We will affirm the District Court's decision granting summary judgment on plaintiffs' claim that PPG conspired to fix the prices of automotive replacement glass. We conclude, however, that there is sufficient evidence in the record-not taking into account evidence the District Court excluded-from which a reasonable jury could find that PPG conspired to fix the prices of flat glass. We will therefore reverse the District Court's judgment and remand for further proceedings. In addition, we will affirm the District Court's decisions declining to compel Skeddle and Bryant to testify and excluding evidence regarding OEM glass. But we will remand the Court's decision to exclude Skeddle's notes so that the Court can consider its ruling in light of our opinion here and have a further opportunity to explain the bases for its decisions.

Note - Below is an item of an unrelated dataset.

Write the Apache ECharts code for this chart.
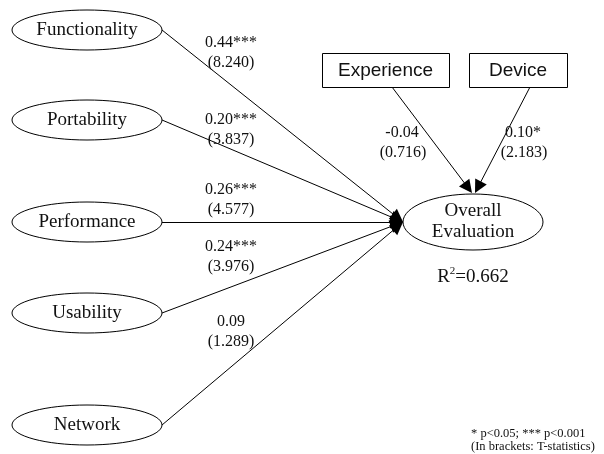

App. 16 n. 4 (internal citations to District Court record omitted).
Herbert Hovenkamp, The Rationalization of Antitrust, 116 Harv. L.Rev. 917, 925-26 (2003) (reviewing Richard A. Posner, Antitrust Law (2d ed.2001)).
We also observe that certain types of "actions against self interest" may do more than restate economic interdependence. For example, non-price acts against self-interest, such as apparently unilateral exchanges of confidential price information, cannot simply be explained as a result of oligopolostic interdependence. See Blomkest Fertilizer, Inc., 203 F.3d at 1046-47 (Gibson, J., dissenting).
App. 6444-45 (emphasis added).
Fed.R.Evid. 804(b)(3). We note that the Confrontation Clause raises some additional issues about admissibility of such testimony in a criminal case, but those concerns are irrelevant in this civil case. See Crawford v. Washington, ___ U.S. ___, 124 S.Ct. 1354, 158 L.Ed.2d 177 (2004).